Structured prediction problems are ubiquitous in natural language processing. The standard approach is to assign a score to every possible structure in the search space and find the highest- scoring one (known as decoding or inference), typically by dynamic programming or integer linear programming. Such algorithms tend to be slow due to the following reasons. First, the score is computed from a myriads of features describing the structure, which can take up to 80% of the total computation time. Second, searching for the global optimum in a combinatorial space is generally hard.
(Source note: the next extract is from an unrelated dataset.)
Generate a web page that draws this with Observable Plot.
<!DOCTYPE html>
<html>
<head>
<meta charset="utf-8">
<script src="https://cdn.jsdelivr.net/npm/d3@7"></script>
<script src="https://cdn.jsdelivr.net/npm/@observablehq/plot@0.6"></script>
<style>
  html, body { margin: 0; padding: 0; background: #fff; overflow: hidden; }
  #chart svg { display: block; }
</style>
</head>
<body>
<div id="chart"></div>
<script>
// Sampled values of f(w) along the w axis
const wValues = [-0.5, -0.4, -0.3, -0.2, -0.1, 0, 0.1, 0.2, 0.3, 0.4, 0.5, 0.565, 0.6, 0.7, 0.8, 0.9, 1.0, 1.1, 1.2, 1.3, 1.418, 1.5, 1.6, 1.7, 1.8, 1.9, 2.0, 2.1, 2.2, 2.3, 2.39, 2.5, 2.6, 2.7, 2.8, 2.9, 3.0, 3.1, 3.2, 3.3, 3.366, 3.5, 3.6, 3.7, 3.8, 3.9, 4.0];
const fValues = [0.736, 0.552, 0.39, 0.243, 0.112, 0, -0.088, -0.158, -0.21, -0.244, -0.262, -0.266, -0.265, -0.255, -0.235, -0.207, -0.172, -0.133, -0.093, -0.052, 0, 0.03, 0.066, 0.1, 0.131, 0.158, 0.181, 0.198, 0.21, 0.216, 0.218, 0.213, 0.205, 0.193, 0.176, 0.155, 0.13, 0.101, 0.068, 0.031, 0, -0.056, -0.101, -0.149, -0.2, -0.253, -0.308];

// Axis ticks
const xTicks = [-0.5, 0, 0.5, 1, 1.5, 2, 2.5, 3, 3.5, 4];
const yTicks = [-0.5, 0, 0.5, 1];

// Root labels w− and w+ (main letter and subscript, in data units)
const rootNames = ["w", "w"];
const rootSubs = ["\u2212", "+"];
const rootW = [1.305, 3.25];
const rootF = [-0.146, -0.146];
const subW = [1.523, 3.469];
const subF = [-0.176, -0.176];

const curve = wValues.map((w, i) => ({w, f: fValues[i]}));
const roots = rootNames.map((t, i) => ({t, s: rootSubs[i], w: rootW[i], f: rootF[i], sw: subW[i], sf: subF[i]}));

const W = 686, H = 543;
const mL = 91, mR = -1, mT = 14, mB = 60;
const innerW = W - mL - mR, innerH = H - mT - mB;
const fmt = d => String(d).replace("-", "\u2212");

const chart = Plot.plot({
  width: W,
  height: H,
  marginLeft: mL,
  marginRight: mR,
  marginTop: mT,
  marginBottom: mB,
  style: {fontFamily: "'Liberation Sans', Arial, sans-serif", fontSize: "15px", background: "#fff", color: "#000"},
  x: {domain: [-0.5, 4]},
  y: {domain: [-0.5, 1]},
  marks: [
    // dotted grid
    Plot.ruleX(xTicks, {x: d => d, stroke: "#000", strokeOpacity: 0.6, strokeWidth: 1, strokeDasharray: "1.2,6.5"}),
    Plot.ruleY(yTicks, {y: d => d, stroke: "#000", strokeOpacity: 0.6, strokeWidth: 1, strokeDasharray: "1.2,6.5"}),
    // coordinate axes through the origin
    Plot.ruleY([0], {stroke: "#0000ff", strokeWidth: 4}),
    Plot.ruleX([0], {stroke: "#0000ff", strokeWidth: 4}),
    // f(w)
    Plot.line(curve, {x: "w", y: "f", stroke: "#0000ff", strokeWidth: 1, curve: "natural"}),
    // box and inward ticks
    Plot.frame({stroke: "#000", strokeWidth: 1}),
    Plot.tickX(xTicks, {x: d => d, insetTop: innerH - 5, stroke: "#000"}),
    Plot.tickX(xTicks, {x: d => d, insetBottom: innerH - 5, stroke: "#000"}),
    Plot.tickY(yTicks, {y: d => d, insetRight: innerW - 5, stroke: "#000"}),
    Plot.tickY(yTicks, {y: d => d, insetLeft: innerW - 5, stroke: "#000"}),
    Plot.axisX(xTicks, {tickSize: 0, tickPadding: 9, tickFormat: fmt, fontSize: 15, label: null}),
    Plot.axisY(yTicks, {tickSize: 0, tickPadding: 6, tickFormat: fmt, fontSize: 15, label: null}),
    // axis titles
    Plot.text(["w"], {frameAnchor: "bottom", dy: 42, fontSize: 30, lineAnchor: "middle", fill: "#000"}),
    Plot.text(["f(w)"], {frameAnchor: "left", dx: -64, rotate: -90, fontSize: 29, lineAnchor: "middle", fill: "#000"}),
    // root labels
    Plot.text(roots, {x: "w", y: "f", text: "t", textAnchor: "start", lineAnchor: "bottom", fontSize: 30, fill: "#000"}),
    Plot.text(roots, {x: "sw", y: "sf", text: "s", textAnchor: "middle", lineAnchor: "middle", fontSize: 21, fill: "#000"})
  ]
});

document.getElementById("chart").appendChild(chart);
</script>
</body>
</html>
A polynomial time algorithm may still be unsatisfactory in real applications, especially when the input size is large (e.g., parsing long sentences) or global features are used (e.g., higher order models).
Our primary goal is to speed up structured prediction at test time by learning good search strategies from oracles at training time. We propose statistical models that search the space sequentially, make decisions adaptively and find good solutions quickly. We tackle the two aspects of structured prediction, feature computation and decoding.
We start with dynamic feature selection in a simpler, non-structured setting: binary/multiclass classification. The model starts with zero feature and sequentially selects the most informative feature(s) given current predictions and feature costs. We then extend the model to a structured setting coupled with inference: dependency parsing. By leveraging the structural information, not only can we use fewer features, but also prune the search space aggressively. For decoding, we present efficient prioritization and pruning strategies in branch and bound search, which is the default method in most integer linear programming solvers. Furthermore, we discuss practical issues arising when applying imitation learning to non-typical imitation problems. We show that when the oracle action is too good, it is preferable to learn from a coach that demonstrates reachable and good actions, rather than an oracle that demonstrates the best action regardless of the learner's ability.
More broadly speaking, in addition to learning speed-accuracy tradeoff, our model is generally effective in settings where inputs arrive sequentially and predictions/actions are required given incomplete inputs. For example, in simultaneous machine translation, translation must be produced while a sentence is being revealed. We design actions based on linguistic knowledge of human interpretation and show how to combine them with the sequential decision-making framework.
Examining Committee:
Committee Chair: - Dr. Hal Daume' III
Dean's Representative - Dr. Ramani Duraiswami
Committee Member: - Dr. Jordan Boyd-Graber